In jarring turn late on Friday afternoon, the school’s trustees suddenly announced in a news release that Phyllis Worthy Dawkins was “leaving her position as of today.”
It didn’t take much reading between the lines to suspect that this was not a mutual decision. Dawkins, who has led the tiny college’s struggles to stay accredited, seemed as surprised as the rest of us. “Give me time to digest what happened today,” she said in a text Friday to the News & Record’s John Newsom.
Dawkins was appointed as Bennett’s president in 2017 after serving for one year on an interim basis. And while she may be neither a gifted speaker nor a charismatic presence, she has been a force to be admired. She was earnest, steadfast and relentless in doing whatever it took to keep Bennett going. On her watch, the school’s finances and enrollment had improved over the last two years.
As for why Dawkins is leaving, nobody is saying. School officials cordially thanked her for her service and said goodbye.

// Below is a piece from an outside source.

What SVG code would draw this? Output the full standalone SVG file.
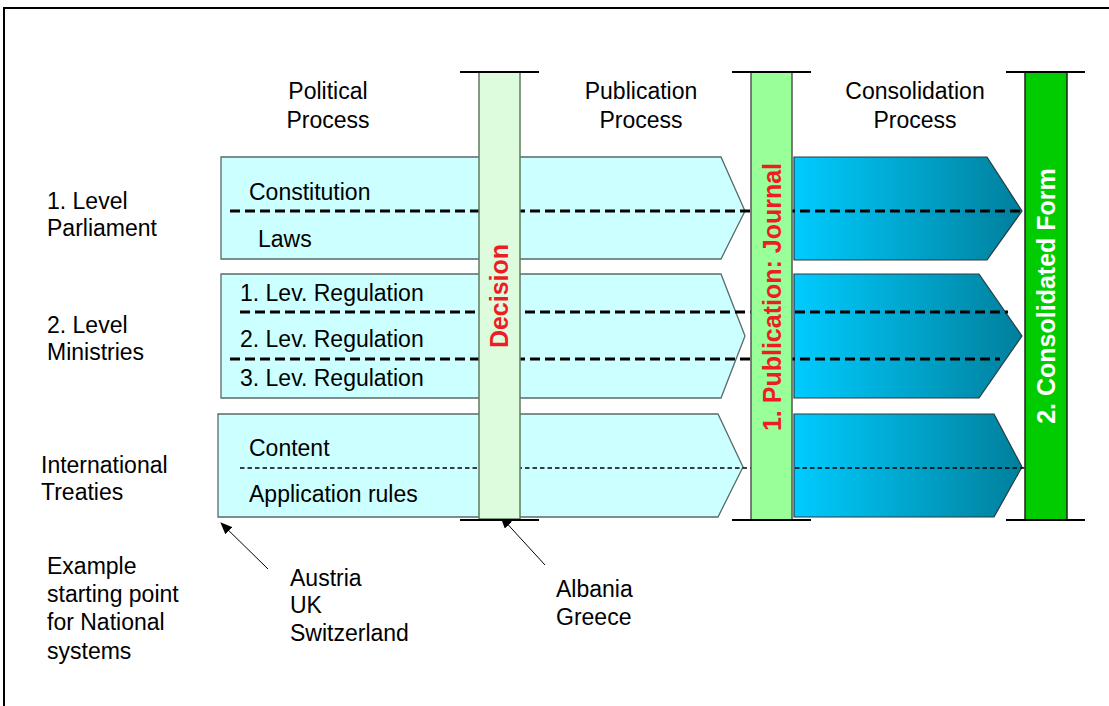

The release did acknowledge what may be Dawkins’ most remarkable achievement: Bennett raised more than $9.2 million over less than two months in an emergency fundraising campaign.
The school had been placed on probation in 2016 by the Southern Association of Colleges and Schools Commission on Colleges because of its tenuous finances, which the accrediting agency had felt were not sustainable over the long term. But even after Bennett’s impressive campaign surpassed all expectations, the commission was unmoved.
The commission denied Bennett’s appeal. Bennett sued, and was allowed to keep its accreditation while the federal lawsuit runs it course.
Bennett, a Methodist school, also is seeking accreditation from a second entity, the Transnational Association of Christian Colleges and Schools, whose focus is religiously affiliated schools.
So, Bennett’s path remains uncertain. And Dawkins’ departure, for whatever reason, adds yet another challenge.
Bennett has seen seven presidents since the year 2000: Gloria Scott, Althia Collins, Johnnetta Cole, Julianne Malveaux, Esther Terry, Rosalind Fuse-Hall and Dawkins. Collins served for one year, as did Terry. Fuse-Hall served for three years.
At a time when an air of stability would be helpful, Bennett’s top leadership keeps changing, sometimes at a dizzying pace. And how the public perceives those changes could affect both fundraising and enrollment.
Stepping into a role as interim president is Bennett alumna Gwendolyn O’Neal, a retired professor and former chair of UNCG’s consumer, apparel and retail studies department.
A permanent president is expected to be hired before the fall term begins, which is not a lot of time. For all of its rewards, this is a hard job made that much harder by the extraordinary circumstances.
We wish Bennett only the best; it is one of only two historically black women’s colleges in the nation, and its proud history is tightly interwoven with Greensboro’s.
But these are critical times. The school’s trustees will need to hire very fast ... and very well.